_Short problem_: Set each record down exactly, excluding all images.

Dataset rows
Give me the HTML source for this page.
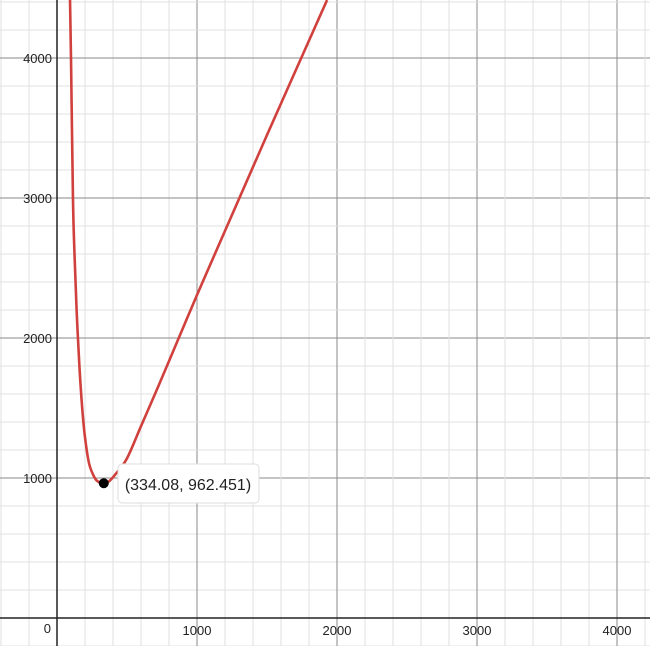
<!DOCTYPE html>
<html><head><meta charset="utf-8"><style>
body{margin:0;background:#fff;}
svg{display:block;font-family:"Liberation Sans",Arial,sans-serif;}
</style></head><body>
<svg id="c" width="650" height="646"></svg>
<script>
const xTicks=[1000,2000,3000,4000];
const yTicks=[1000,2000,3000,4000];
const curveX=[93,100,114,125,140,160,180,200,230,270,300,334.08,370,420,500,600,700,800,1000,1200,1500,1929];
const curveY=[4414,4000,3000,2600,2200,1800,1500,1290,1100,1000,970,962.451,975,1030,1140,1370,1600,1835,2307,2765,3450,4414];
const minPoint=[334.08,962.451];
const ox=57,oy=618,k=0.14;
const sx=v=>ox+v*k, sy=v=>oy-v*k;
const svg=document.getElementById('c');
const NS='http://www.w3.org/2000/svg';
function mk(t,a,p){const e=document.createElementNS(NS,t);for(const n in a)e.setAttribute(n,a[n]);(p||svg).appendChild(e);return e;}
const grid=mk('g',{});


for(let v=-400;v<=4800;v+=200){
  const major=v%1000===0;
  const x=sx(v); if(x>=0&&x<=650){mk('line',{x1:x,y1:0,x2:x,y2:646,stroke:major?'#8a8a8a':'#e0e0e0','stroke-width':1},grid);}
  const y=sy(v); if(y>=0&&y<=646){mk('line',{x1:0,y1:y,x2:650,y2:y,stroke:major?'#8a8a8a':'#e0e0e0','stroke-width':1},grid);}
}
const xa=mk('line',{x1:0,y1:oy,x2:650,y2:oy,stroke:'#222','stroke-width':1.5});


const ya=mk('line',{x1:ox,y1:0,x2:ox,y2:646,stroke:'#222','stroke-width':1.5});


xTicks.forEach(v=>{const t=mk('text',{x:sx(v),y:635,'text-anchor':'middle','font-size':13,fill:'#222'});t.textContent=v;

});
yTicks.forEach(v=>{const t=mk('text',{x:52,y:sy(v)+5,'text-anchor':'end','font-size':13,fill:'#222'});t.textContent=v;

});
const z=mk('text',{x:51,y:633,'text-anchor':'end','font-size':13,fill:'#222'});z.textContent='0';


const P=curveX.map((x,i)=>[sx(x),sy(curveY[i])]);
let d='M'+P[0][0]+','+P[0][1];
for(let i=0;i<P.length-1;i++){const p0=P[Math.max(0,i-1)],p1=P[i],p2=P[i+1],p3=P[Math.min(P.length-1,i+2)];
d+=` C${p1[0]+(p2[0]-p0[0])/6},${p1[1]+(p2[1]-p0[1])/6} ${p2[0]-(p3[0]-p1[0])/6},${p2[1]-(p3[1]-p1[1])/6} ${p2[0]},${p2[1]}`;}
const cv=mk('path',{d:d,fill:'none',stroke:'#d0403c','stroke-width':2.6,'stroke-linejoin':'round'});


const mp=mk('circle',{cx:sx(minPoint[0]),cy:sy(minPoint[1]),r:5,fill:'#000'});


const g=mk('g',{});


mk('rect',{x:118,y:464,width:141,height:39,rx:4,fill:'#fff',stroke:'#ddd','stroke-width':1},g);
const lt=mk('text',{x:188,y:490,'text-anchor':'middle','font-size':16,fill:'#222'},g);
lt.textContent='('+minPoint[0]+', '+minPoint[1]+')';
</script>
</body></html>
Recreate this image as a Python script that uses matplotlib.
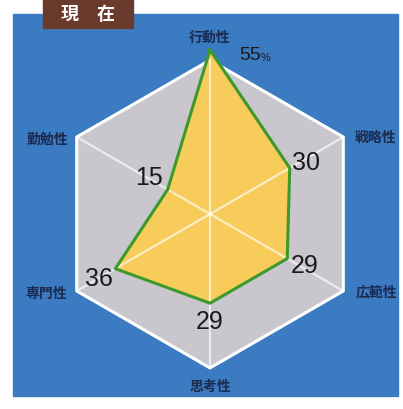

_Exercise answer_:
Give me the HTML source for this page.
<!DOCTYPE html>
<html><head><meta charset="utf-8"><style>
body{margin:0;background:#fff;}
svg{display:block;font-family:"Liberation Sans",Arial,sans-serif;}
</style></head><body>
<svg id="c" width="650" height="646"></svg>
<script>
const xTicks=[1000,2000,3000,4000];
const yTicks=[1000,2000,3000,4000];
const curveX=[93,100,114,125,140,160,180,200,230,270,300,334.08,370,420,500,600,700,800,1000,1200,1500,1929];
const curveY=[4414,4000,3000,2600,2200,1800,1500,1290,1100,1000,970,962.451,975,1030,1140,1370,1600,1835,2307,2765,3450,4414];
const minPoint=[334.08,962.451];
const ox=57,oy=618,k=0.14;
const sx=v=>ox+v*k, sy=v=>oy-v*k;
const svg=document.getElementById('c');
const NS='http://www.w3.org/2000/svg';
function mk(t,a,p){const e=document.createElementNS(NS,t);for(const n in a)e.setAttribute(n,a[n]);(p||svg).appendChild(e);return e;}
const grid=mk('g',{});


for(let v=-400;v<=4800;v+=200){
  const major=v%1000===0;
  const x=sx(v); if(x>=0&&x<=650){mk('line',{x1:x,y1:0,x2:x,y2:646,stroke:major?'#8a8a8a':'#e0e0e0','stroke-width':1},grid);}
  const y=sy(v); if(y>=0&&y<=646){mk('line',{x1:0,y1:y,x2:650,y2:y,stroke:major?'#8a8a8a':'#e0e0e0','stroke-width':1},grid);}
}
const xa=mk('line',{x1:0,y1:oy,x2:650,y2:oy,stroke:'#222','stroke-width':1.5});


const ya=mk('line',{x1:ox,y1:0,x2:ox,y2:646,stroke:'#222','stroke-width':1.5});


xTicks.forEach(v=>{const t=mk('text',{x:sx(v),y:635,'text-anchor':'middle','font-size':13,fill:'#222'});t.textContent=v;

});
yTicks.forEach(v=>{const t=mk('text',{x:52,y:sy(v)+5,'text-anchor':'end','font-size':13,fill:'#222'});t.textContent=v;

});
const z=mk('text',{x:51,y:633,'text-anchor':'end','font-size':13,fill:'#222'});z.textContent='0';


const P=curveX.map((x,i)=>[sx(x),sy(curveY[i])]);
let d='M'+P[0][0]+','+P[0][1];
for(let i=0;i<P.length-1;i++){const p0=P[Math.max(0,i-1)],p1=P[i],p2=P[i+1],p3=P[Math.min(P.length-1,i+2)];
d+=` C${p1[0]+(p2[0]-p0[0])/6},${p1[1]+(p2[1]-p0[1])/6} ${p2[0]-(p3[0]-p1[0])/6},${p2[1]-(p3[1]-p1[1])/6} ${p2[0]},${p2[1]}`;}
const cv=mk('path',{d:d,fill:'none',stroke:'#d0403c','stroke-width':2.6,'stroke-linejoin':'round'});


const mp=mk('circle',{cx:sx(minPoint[0]),cy:sy(minPoint[1]),r:5,fill:'#000'});


const g=mk('g',{});


mk('rect',{x:118,y:464,width:141,height:39,rx:4,fill:'#fff',stroke:'#ddd','stroke-width':1},g);
const lt=mk('text',{x:188,y:490,'text-anchor':'middle','font-size':16,fill:'#222'},g);
lt.textContent='('+minPoint[0]+', '+minPoint[1]+')';
</script>
</body></html>
Recreate this image as a Python script that uses matplotlib.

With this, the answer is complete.